Prescribed antivirals used in treating cold sores include topical acyclovir (Zovirax 5% cream) or penciclovir (Denavir 1% cream), which reduce healing time by approximately half a day and decrease pain.

The current FDA-approved medications used in the treatment of HSV in adults are acyclovir (Zovirax), valacyclovir (Valtrex), and Famciclovir (Famvir). These oral medications have been shown to decrease the duration of HSV outbreaks, and are generally well-tolerated with few side effects.

Preventing cold sores

There are some things you can do to keep from getting the herpes simplex virus. These include:

  • Avoid coming into contact with infected body fluids, such as kissing an infected person.
  • Avoid sharing things that a person with a cold sore may have used, such as eating utensils, drinking cups, or other items.

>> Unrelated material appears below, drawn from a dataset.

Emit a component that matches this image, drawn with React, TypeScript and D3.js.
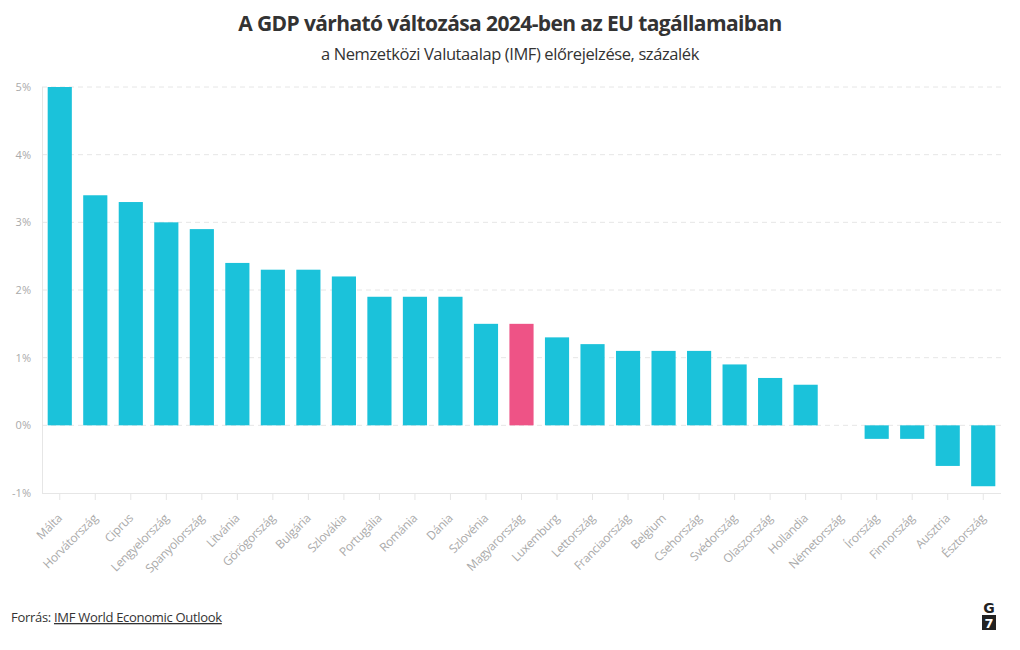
import React from "react";
import * as d3 from "d3";

const categories = ["Málta","Horvátország","Ciprus","Lengyelország","Spanyolország","Litvánia","Görögország","Bulgária","Szlovákia","Portugália","Románia","Dánia","Szlovénia","Magyarország","Luxemburg","Lettország","Franciaország","Belgium","Csehország","Svédország","Olaszország","Hollandia","Németország","Írország","Finnország","Ausztria","Észtország"];
const values = [5,3.4,3.3,3.0,2.9,2.4,2.3,2.3,2.2,1.9,1.9,1.9,1.5,1.5,1.3,1.2,1.1,1.1,1.1,0.9,0.7,0.6,0,-0.2,-0.2,-0.6,-0.9];
const highlight = ["Magyarország"];
const yTicks = [-1,0,1,2,3,4,5];

const W = 1020, H = 650;
const FONT = "'Open Sans', 'Noto Sans', sans-serif";

export default function App() {
  const x = d3.scaleBand<string>().domain(categories).range([42, 1001]).paddingInner(0.32).paddingOuter(0.16);
  const y = d3.scaleLinear().domain([-1, 5]).range([493, 87]);
  const bw = x.bandwidth();
  return (
    <div style={{ position: "absolute", left: 0, top: 0 }}>
      <svg width={W} height={H} style={{ display: "block", background: "#fff" }}>
        <text x={510} y={31} textAnchor="middle" fontFamily={FONT} fontWeight={700} fontSize={21} fill="#333" letterSpacing={-0.6}>A GDP várható változása 2024-ben az EU tagállamaiban</text>
        <text x={510} y={60} textAnchor="middle" fontFamily={FONT} fontSize={16.5} fill="#333" letterSpacing={-0.4}>a Nemzetközi Valutaalap (IMF) előrejelzése, százalék</text>
        {yTicks.map(t => (
          <g key={t}>
            {t !== -1 && <line x1={42} x2={1001} y1={y(t)} y2={y(t)} stroke="#e6e6e6" strokeDasharray="5,4" />}
            <text x={31} y={y(t)} dy="0.35em" textAnchor="end" fontFamily={FONT} fontSize={11} fill="#aaa">{t}%</text>
          </g>
        ))}
        <line x1={42.5} x2={42.5} y1={87} y2={493} stroke="#e6e6e6" />
        <line x1={42} x2={1001} y1={493.5} y2={493.5} stroke="#e6e6e6" />
        {categories.map((c, i) => {
          const v = values[i];
          const y0 = y(Math.max(0, v)), y1 = y(Math.min(0, v));
          const cx = (x(c) as number) + bw / 2;
          return (
            <g key={c}>
              {v !== 0 && <rect x={x(c)} y={y0} width={bw} height={y1 - y0} fill={highlight.includes(c) ? "#ee5386" : "#1bc2da"} />}
              <line x1={cx} x2={cx} y1={494} y2={500} stroke="#e6e6e6" />
              <text transform={`translate(${cx + 3},${519}) rotate(-45)`} textAnchor="end" fontFamily={FONT} fontSize={12} fill="#aaa" letterSpacing={-0.3}>{c}</text>
            </g>
          );
        })}
        <text x={11} y={622} fontFamily={FONT} fontSize={13} fill="#333" letterSpacing={-0.3}>
          Forrás: <tspan textDecoration="underline">IMF World Economic Outlook</tspan>
        </text>
        <text x={989} y={613} textAnchor="middle" fontFamily="'DejaVu Sans', sans-serif" fontWeight={700} fontSize={14} fill="#222">G</text>
        <rect x={982} y={615} width={14} height={15} fill="#222" />
        <text x={989} y={628} textAnchor="middle" fontFamily="'DejaVu Sans', sans-serif" fontWeight={700} fontSize={13} fill="#fff">7</text>
      </svg>
    </div>
  );
}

If you have been infected with the virus, you reduce and prevent spreading the virus with the following tips:

  • Avoid the things that trigger your cold sores, such as stress, colds, or the flu.
  • Always use lip balm and sunscreen on your face. Heat and sunlight can cause cold sores to flare.
  • Avoid sharing towels, razors, silverware, toothbrushes, or other objects that a person with a cold sore may have used.
  • Wash your hands often, and try not to touch your sore, to prevent the virus from spreading to your eyes, or genital area, or to other people.
  • Talk to your doctor if you get cold sores often. You may be able to take prescription pills to prevent cold sore outbreaks.